What Does Dividend Mean? A Beginner’s Guide to Cash Distributions & Dividend Yields

Introduction to Dividends

Dividends are payments made by a publicly listed company to its shareholders, typically on a quarterly or semi-annual basis. These payments are drawn from a portion of the company's net earnings and approved by the company’s board of directors. The two most common forms of dividends are cash distributions and stock dividends

When a company earns a profit and has surplus cash at the end of the financial year, it has two main options: reinvest the profits into the business or distribute them among shareholders in the form of dividends. In joint-stock companies, the amount of dividend received by a shareholder is directly proportional to the number of shares they own. 

Unlike business expenses, dividends are not considered operational costs. Instead, they are classified as after-tax profit allocations distributed among shareholders.

Understanding Quarterly and Semi-Annual Dividends

Regular Payment Schedules

Dividends are most commonly issued quarterly (every three months) or semi-annually (twice a year). These schedules allow investors to anticipate regular income from their equity investments.

Types of Dividend Payments

  • Cash Dividends: The most common form, paid directly to shareholders via bank transfers or mailed checks.
  • Stock Dividends: Issued in the form of additional shares rather than cash.
  • Store Credit Dividends: Less common and mostly used by consumer cooperatives; dividends are paid based on the member's activity and are considered pre-tax expenses.

Dividend Reinvestment Plans (DRIPs)

Many companies and brokerages offer Dividend Reinvestment Plans (DRIPs), where dividends are automatically used to purchase additional shares. This approach encourages compounding and can be a powerful wealth-building strategy over time.

Cash Distributions to Shareholders

How Cash Dividends Work

Cash dividends are paid per share, meaning if a company declares a dividend of $1 per share and an investor owns 50 shares, they will receive $50 in cash dividends. These payments are typically processed via electronic funds transfer (EFT) or mailed as physical checks.

Tax Implications

Since cash dividends are treated as investment income, they are subject to income tax in the year they are received. It’s essential for investors to keep track of their dividend earnings for accurate tax reporting.

How to Calculate Dividend Yield

What Is Dividend Yield?

The dividend yield measures the return an investor gets from dividends compared to the stock's price. It is calculated as:
Dividend Yield = (Annual Dividend Per Share / Price Per Share) × 100
For instance, if a stock pays $2 per year in dividends and is trading at $50, the dividend yield is:
(2 / 50) × 100 = 4%

Why Dividend Yield Matters

  • Helps investors assess the return on investment (ROI) from dividend-paying stocks.
  • Aids in comparing similar companies with different stock prices and dividend payouts.
  • Attracts income-focused investors seeking regular cash flow from their portfolios.

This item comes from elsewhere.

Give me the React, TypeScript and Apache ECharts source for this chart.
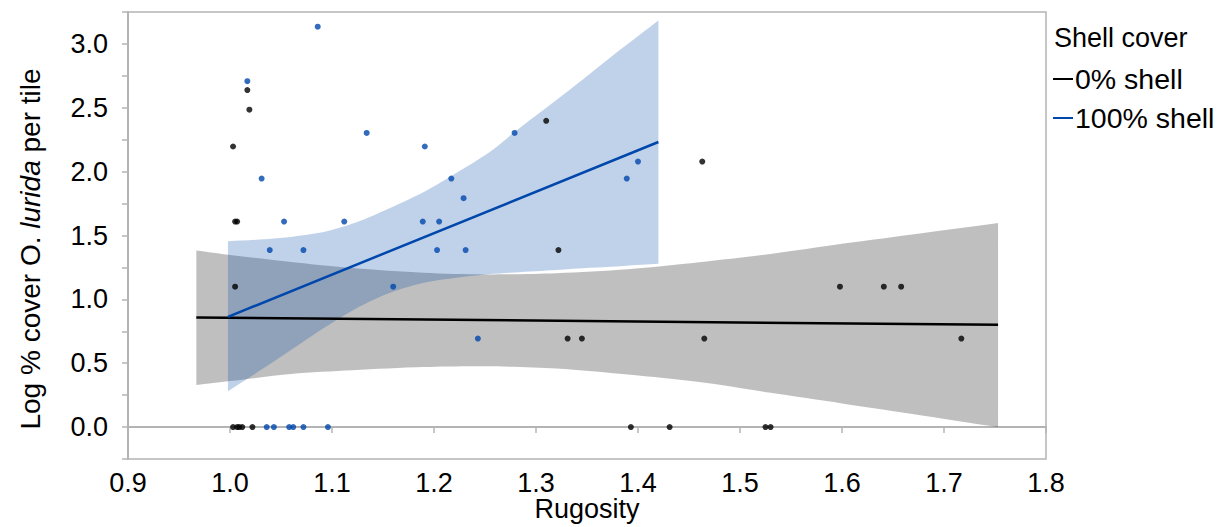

High vs. Low Dividend Yields

While a higher dividend yield might seem attractive, it's essential to evaluate:
  • Sustainability of the dividend
  • Company’s financial health
  • Long-term growth potential
Sometimes, an unusually high yield might signal financial distress or a falling stock price.

FAQs About Dividends

1. What does dividend mean in simple terms?
A dividend is a portion of a company's profit that is shared with its shareholders, either as cash or additional stock.

2. How often are dividends paid?
Dividends are usually paid quarterly or semi-annually, depending on the company’s policy.

3. Are dividends guaranteed?
No, dividends are not guaranteed. Companies may reduce or eliminate dividends during tough economic times.

4. Can I reinvest my dividends?
Yes, many companies offer dividend reinvestment programs (DRIPs) that automatically reinvest dividends into more shares.

5. Do I pay taxes on dividends?
Yes, dividends are typically taxable as income in the year they are received.

6. What is a good dividend yield?
A "good" dividend yield depends on your investment goals, but generally, yields between 2%–6% are considered stable and sustainable.

Conclusion

Understanding what dividend means and how it fits into your investment strategy is crucial for building long-term wealth. Dividends provide a steady income stream and can also be reinvested to grow your portfolio. Whether you're a beginner or seasoned investor, evaluating dividend policies, yield rates, and payment frequencies can help you make smarter financial decisions.